>> BEGIN
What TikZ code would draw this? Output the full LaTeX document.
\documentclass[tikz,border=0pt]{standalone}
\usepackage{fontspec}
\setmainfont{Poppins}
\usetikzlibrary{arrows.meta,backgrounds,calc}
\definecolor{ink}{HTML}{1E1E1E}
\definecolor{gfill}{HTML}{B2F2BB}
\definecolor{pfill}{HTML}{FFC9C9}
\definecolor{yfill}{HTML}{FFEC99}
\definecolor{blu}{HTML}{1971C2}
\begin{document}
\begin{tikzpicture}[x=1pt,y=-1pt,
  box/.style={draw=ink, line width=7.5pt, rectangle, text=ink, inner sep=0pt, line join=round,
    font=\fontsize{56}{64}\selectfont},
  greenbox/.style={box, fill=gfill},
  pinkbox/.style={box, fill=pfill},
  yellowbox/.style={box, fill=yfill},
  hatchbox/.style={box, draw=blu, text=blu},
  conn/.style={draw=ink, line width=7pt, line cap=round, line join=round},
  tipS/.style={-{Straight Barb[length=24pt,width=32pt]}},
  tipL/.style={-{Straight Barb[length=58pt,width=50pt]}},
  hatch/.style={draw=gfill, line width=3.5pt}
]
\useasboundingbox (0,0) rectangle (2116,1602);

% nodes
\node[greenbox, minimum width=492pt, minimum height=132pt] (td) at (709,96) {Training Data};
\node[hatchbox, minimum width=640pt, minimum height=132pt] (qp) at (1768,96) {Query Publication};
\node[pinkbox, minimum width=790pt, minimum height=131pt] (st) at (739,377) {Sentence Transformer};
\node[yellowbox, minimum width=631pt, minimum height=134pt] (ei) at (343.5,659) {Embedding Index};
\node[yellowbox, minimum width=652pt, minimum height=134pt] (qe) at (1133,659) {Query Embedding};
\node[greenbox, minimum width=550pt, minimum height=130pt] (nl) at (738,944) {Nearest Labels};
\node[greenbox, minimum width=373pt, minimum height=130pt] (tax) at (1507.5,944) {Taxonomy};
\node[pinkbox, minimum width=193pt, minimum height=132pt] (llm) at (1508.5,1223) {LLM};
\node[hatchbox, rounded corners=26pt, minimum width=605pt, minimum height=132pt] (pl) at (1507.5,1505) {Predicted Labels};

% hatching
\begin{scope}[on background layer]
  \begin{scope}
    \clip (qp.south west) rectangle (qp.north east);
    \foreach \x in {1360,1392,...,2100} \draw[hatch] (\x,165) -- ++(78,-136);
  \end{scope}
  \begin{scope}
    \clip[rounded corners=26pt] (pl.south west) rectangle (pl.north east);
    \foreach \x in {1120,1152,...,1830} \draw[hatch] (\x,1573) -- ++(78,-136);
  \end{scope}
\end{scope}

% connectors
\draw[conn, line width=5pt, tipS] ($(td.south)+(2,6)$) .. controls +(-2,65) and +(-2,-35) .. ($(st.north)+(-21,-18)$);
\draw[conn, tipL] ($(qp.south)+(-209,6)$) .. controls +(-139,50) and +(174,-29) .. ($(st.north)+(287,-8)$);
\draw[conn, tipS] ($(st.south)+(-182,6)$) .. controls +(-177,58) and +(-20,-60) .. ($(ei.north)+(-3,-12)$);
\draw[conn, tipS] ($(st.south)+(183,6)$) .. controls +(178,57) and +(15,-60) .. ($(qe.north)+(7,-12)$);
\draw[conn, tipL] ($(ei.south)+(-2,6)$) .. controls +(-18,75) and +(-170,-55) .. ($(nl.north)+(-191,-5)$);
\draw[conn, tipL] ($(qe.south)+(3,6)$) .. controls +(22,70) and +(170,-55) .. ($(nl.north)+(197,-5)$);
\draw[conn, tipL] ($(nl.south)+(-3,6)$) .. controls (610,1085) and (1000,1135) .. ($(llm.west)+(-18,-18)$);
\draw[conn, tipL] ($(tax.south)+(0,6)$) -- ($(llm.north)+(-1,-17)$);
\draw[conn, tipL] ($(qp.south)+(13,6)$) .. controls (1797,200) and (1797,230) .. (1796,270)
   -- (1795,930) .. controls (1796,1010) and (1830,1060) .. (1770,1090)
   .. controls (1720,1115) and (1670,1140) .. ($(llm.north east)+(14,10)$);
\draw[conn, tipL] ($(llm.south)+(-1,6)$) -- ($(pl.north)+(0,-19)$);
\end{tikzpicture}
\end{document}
>> END
>> BEGIN
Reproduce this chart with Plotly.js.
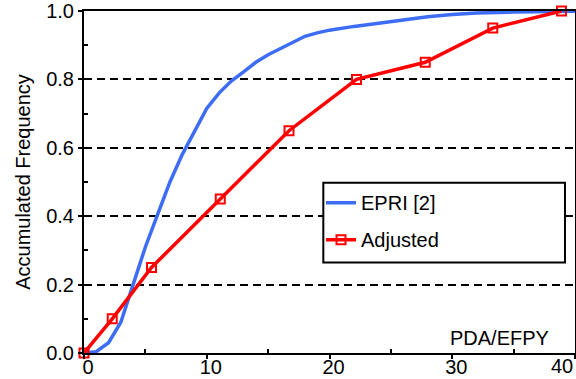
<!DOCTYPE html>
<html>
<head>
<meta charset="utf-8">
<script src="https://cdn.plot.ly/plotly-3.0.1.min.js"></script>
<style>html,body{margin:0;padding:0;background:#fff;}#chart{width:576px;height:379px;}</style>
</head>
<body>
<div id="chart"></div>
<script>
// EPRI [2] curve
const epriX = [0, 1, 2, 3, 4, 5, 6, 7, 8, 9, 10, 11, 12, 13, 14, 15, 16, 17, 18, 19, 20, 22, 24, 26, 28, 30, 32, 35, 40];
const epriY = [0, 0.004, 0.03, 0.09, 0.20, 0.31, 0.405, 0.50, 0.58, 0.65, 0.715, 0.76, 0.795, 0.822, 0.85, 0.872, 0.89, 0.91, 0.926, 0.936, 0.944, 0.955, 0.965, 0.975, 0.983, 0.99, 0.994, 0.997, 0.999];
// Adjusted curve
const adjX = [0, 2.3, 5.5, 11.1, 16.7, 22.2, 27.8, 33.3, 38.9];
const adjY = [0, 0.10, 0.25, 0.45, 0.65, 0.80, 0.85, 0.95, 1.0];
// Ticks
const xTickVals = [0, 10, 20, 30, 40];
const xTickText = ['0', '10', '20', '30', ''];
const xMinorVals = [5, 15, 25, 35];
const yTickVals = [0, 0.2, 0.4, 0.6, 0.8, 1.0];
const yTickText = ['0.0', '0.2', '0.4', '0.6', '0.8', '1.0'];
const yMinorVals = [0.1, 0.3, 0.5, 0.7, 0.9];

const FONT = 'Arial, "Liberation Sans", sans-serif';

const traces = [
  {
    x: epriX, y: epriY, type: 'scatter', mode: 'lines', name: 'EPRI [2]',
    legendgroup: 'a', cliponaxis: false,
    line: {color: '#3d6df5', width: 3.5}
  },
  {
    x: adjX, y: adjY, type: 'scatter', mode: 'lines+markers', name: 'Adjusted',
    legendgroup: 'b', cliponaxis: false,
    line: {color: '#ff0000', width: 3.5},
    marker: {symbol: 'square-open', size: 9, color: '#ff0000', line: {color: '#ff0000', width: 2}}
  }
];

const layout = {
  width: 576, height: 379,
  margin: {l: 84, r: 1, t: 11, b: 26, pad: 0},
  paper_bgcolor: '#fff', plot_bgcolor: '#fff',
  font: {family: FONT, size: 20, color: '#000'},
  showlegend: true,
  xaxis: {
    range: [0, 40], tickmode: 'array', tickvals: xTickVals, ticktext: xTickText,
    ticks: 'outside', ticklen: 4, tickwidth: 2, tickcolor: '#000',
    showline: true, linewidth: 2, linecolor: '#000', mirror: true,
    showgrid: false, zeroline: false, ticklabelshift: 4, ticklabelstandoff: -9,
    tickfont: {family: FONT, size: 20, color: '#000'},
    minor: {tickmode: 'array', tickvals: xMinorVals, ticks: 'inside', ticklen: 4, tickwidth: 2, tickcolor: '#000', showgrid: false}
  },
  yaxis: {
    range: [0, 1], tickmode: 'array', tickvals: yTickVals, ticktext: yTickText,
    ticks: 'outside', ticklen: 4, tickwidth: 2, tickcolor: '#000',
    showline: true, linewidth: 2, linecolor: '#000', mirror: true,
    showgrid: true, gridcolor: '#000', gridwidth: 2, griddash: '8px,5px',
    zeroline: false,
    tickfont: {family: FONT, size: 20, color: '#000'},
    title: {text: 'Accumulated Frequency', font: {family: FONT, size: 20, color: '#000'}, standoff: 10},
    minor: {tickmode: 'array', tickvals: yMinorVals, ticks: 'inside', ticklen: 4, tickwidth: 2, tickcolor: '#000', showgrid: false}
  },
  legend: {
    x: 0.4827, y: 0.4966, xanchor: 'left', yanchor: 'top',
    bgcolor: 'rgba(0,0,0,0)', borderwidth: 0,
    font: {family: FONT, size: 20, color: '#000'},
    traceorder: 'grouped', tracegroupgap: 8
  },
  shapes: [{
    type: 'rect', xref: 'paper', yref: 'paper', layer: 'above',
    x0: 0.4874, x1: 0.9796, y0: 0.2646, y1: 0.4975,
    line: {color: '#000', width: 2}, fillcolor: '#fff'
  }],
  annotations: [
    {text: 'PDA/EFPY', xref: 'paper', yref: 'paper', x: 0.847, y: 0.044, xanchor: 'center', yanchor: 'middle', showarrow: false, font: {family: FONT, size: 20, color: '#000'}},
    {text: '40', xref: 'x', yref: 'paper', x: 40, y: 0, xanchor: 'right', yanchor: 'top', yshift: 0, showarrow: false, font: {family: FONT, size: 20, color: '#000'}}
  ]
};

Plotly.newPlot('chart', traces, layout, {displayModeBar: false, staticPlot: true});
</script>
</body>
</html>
>> END
■ **WHAT IS EXPECTED**
Copy exactly, and only, the lines from the one containing "What TikZ code" through the one containing "(0,0) rectangle (2116,1602);".

■ **WRITTEN ANSWER**
What TikZ code would draw this? Output the full LaTeX document.
\documentclass[tikz,border=0pt]{standalone}
\usepackage{fontspec}
\setmainfont{Poppins}
\usetikzlibrary{arrows.meta,backgrounds,calc}
\definecolor{ink}{HTML}{1E1E1E}
\definecolor{gfill}{HTML}{B2F2BB}
\definecolor{pfill}{HTML}{FFC9C9}
\definecolor{yfill}{HTML}{FFEC99}
\definecolor{blu}{HTML}{1971C2}
\begin{document}
\begin{tikzpicture}[x=1pt,y=-1pt,
  box/.style={draw=ink, line width=7.5pt, rectangle, text=ink, inner sep=0pt, line join=round,
    font=\fontsize{56}{64}\selectfont},
  greenbox/.style={box, fill=gfill},
  pinkbox/.style={box, fill=pfill},
  yellowbox/.style={box, fill=yfill},
  hatchbox/.style={box, draw=blu, text=blu},
  conn/.style={draw=ink, line width=7pt, line cap=round, line join=round},
  tipS/.style={-{Straight Barb[length=24pt,width=32pt]}},
  tipL/.style={-{Straight Barb[length=58pt,width=50pt]}},
  hatch/.style={draw=gfill, line width=3.5pt}
]
\useasboundingbox (0,0) rectangle (2116,1602);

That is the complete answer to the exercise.